Rule 3: The Anchor Accessory

Choose one "halo" accessory that signals success. It could be a mechanical watch (not a smartwatch), a leather briefcase, or cufflinks. This anchors the viewer’s eye to quality. A $300 Seiko on a leather strap signals "deliberate" more than a $10,000 Rolex (which signals "trying too hard").

Rule 4: The Footwear Threshold

Shoes are the most scrutinized item. Polished leather oxfords or clean minimalist sneakers (leather) work. Scuffed, dirty, or rubber-soled athletic shoes destroy every positive signal you built above. The brain sees dirty shoes and thinks "rotten foundation."

Rule 5: The Contextual Calibration

Know your audience’s "dress code ceiling." Dress one level above the room, but never two.

  • If the room is Casual (jeans), you go Smart Casual (chinos/blazer).

  • If the room is Business Casual (khakis/polo), you go Business (suit/no tie).

  • If the room is Business (suit/tie), you go Executive (tailored suit, pocket square).

You want to signal leadership, not alienation. You are the first among equals, not the alien from another planet.

Conclusion: The First Chapter is Written in Fabric

You cannot opt out of a first impression. Whether you are wearing a $5,000 Brioni suit or a $5 thrift store t-shirt, you are still communicating. The only choice you have is whether you control the message or leave it to chance.
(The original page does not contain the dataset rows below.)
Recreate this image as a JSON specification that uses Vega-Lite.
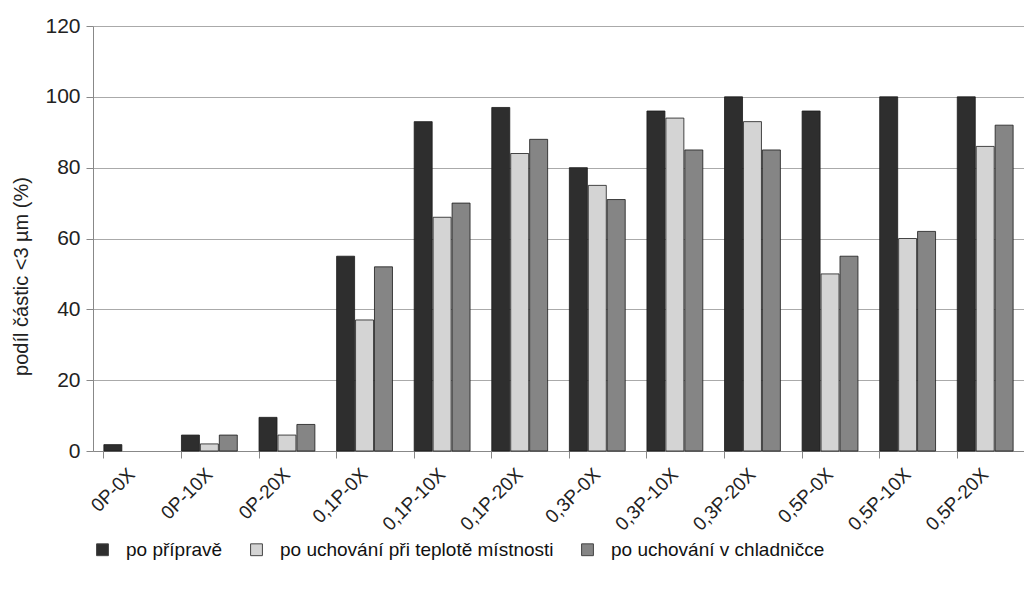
{
  "$schema": "https://vega.github.io/schema/vega-lite/v6.json",
  "width": 931,
  "height": 425,
  "autosize": {"type": "none"},
  "padding": {"left": 93, "top": 26, "right": 0, "bottom": 143},
  "background": "white",
  "config": {
    "view": {"stroke": null},
    "font": "Liberation Sans"
  },
  "data": {
    "values": [
      {"vzorek": "0P-0X", "serie": "po přípravě", "podil": 1.8},
      {"vzorek": "0P-0X", "serie": "po uchování při teplotě místnosti", "podil": 0},
      {"vzorek": "0P-0X", "serie": "po uchování v chladničce", "podil": 0},
      {"vzorek": "0P-10X", "serie": "po přípravě", "podil": 4.5},
      {"vzorek": "0P-10X", "serie": "po uchování při teplotě místnosti", "podil": 2},
      {"vzorek": "0P-10X", "serie": "po uchování v chladničce", "podil": 4.5},
      {"vzorek": "0P-20X", "serie": "po přípravě", "podil": 9.5},
      {"vzorek": "0P-20X", "serie": "po uchování při teplotě místnosti", "podil": 4.5},
      {"vzorek": "0P-20X", "serie": "po uchování v chladničce", "podil": 7.5},
      {"vzorek": "0,1P-0X", "serie": "po přípravě", "podil": 55},
      {"vzorek": "0,1P-0X", "serie": "po uchování při teplotě místnosti", "podil": 37},
      {"vzorek": "0,1P-0X", "serie": "po uchování v chladničce", "podil": 52},
      {"vzorek": "0,1P-10X", "serie": "po přípravě", "podil": 93},
      {"vzorek": "0,1P-10X", "serie": "po uchování při teplotě místnosti", "podil": 66},
      {"vzorek": "0,1P-10X", "serie": "po uchování v chladničce", "podil": 70},
      {"vzorek": "0,1P-20X", "serie": "po přípravě", "podil": 97},
      {"vzorek": "0,1P-20X", "serie": "po uchování při teplotě místnosti", "podil": 84},
      {"vzorek": "0,1P-20X", "serie": "po uchování v chladničce", "podil": 88},
      {"vzorek": "0,3P-0X", "serie": "po přípravě", "podil": 80},
      {"vzorek": "0,3P-0X", "serie": "po uchování při teplotě místnosti", "podil": 75},
      {"vzorek": "0,3P-0X", "serie": "po uchování v chladničce", "podil": 71},
      {"vzorek": "0,3P-10X", "serie": "po přípravě", "podil": 96},
      {"vzorek": "0,3P-10X", "serie": "po uchování při teplotě místnosti", "podil": 94},
      {"vzorek": "0,3P-10X", "serie": "po uchování v chladničce", "podil": 85},
      {"vzorek": "0,3P-20X", "serie": "po přípravě", "podil": 100},
      {"vzorek": "0,3P-20X", "serie": "po uchování při teplotě místnosti", "podil": 93},
      {"vzorek": "0,3P-20X", "serie": "po uchování v chladničce", "podil": 85},
      {"vzorek": "0,5P-0X", "serie": "po přípravě", "podil": 96},
      {"vzorek": "0,5P-0X", "serie": "po uchování při teplotě místnosti", "podil": 50},
      {"vzorek": "0,5P-0X", "serie": "po uchování v chladničce", "podil": 55},
      {"vzorek": "0,5P-10X", "serie": "po přípravě", "podil": 100},
      {"vzorek": "0,5P-10X", "serie": "po uchování při teplotě místnosti", "podil": 60},
      {"vzorek": "0,5P-10X", "serie": "po uchování v chladničce", "podil": 62},
      {"vzorek": "0,5P-20X", "serie": "po přípravě", "podil": 100},
      {"vzorek": "0,5P-20X", "serie": "po uchování při teplotě místnosti", "podil": 86},
      {"vzorek": "0,5P-20X", "serie": "po uchování v chladničce", "podil": 92}
    ]
  },
  "mark": {"type": "bar", "stroke": "#1a1a1a", "strokeWidth": 0.8},
  "encoding": {
    "x": {
      "field": "vzorek",
      "type": "nominal",
      "sort": null,
      "scale": {"paddingInner": 0.28, "paddingOuter": 0.14},
      "axis": {
        "title": null,
        "labelAngle": -45,
        "labelAlign": "right",
        "labelBaseline": "middle",
        "labelFontSize": 19,
        "labelFont": "Liberation Sans",
        "labelColor": "#222",
        "labelPadding": 13,
        "bandPosition": 0,
        "domainColor": "#888",
        "tickColor": "#888",
        "tickSize": 7,
        "grid": false
      }
    },
    "xOffset": {
      "field": "serie",
      "type": "nominal",
      "sort": ["po přípravě", "po uchování při teplotě místnosti", "po uchování v chladničce"],
      "scale": {"paddingInner": 0.05}
    },
    "y": {
      "field": "podil",
      "type": "quantitative",
      "scale": {"domain": [0, 120]},
      "axis": {
        "title": "podíl částic <3 µm (%)",
        "titleFontSize": 20,
        "titleFontWeight": "normal",
        "titleColor": "#222",
        "titleX": -62,
        "titleY": 250,
        "titleAlign": "center",
        "values": [0, 20, 40, 60, 80, 100, 120],
        "labelFontSize": 21,
        "labelColor": "#222",
        "labelPadding": 6,
        "gridColor": "#aaa",
        "gridWidth": 1.2,
        "domainColor": "#888",
        "tickColor": "#888",
        "tickSize": 7
      }
    },
    "strokeOpacity": {
      "condition": {"test": "datum.podil > 0", "value": 1},
      "value": 0
    },
    "color": {
      "field": "serie",
      "type": "nominal",
      "sort": ["po přípravě", "po uchování při teplotě místnosti", "po uchování v chladničce"],
      "scale": {
        "domain": ["po přípravě", "po uchování při teplotě místnosti", "po uchování v chladničce"],
        "range": ["#2e2e2e", "#d4d4d4", "#858585"]
      },
      "legend": {
        "title": null,
        "orient": "none",
        "direction": "horizontal",
        "legendX": 0,
        "legendY": 514,
        "symbolType": "square",
        "symbolSize": 140,
        "symbolStrokeColor": "#444",
        "symbolStrokeWidth": 1,
        "labelFontSize": 19,
        "labelFont": "Liberation Sans",
        "labelColor": "#111",
        "labelOffset": 14,
        "columnPadding": 24,
        "labelLimit": 400
      }
    }
  }
}
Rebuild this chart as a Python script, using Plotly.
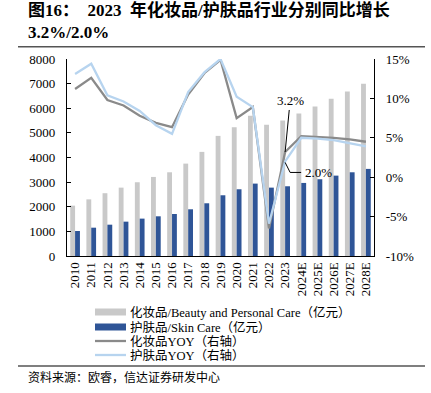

In a world of digital noise, short attention spans, and fierce competition, the window of opportunity is microscopic. Your CV gets you the interview. Your experience guides the conversation. But your clothing? It wins the emotional vote before a single word is spoken.

Stop treating your wardrobe like a utility. Treat it like a marketing campaign. Every seam, every stitch, every color is a variable in the equation of persuasion.

Remember: You are the product. Your body is the packaging. And your clothes are the label. Make sure the label tells the truth—but tells it beautifully.

Because in the first seven seconds, you don't get a second chance to make a first impression. Sell wisely.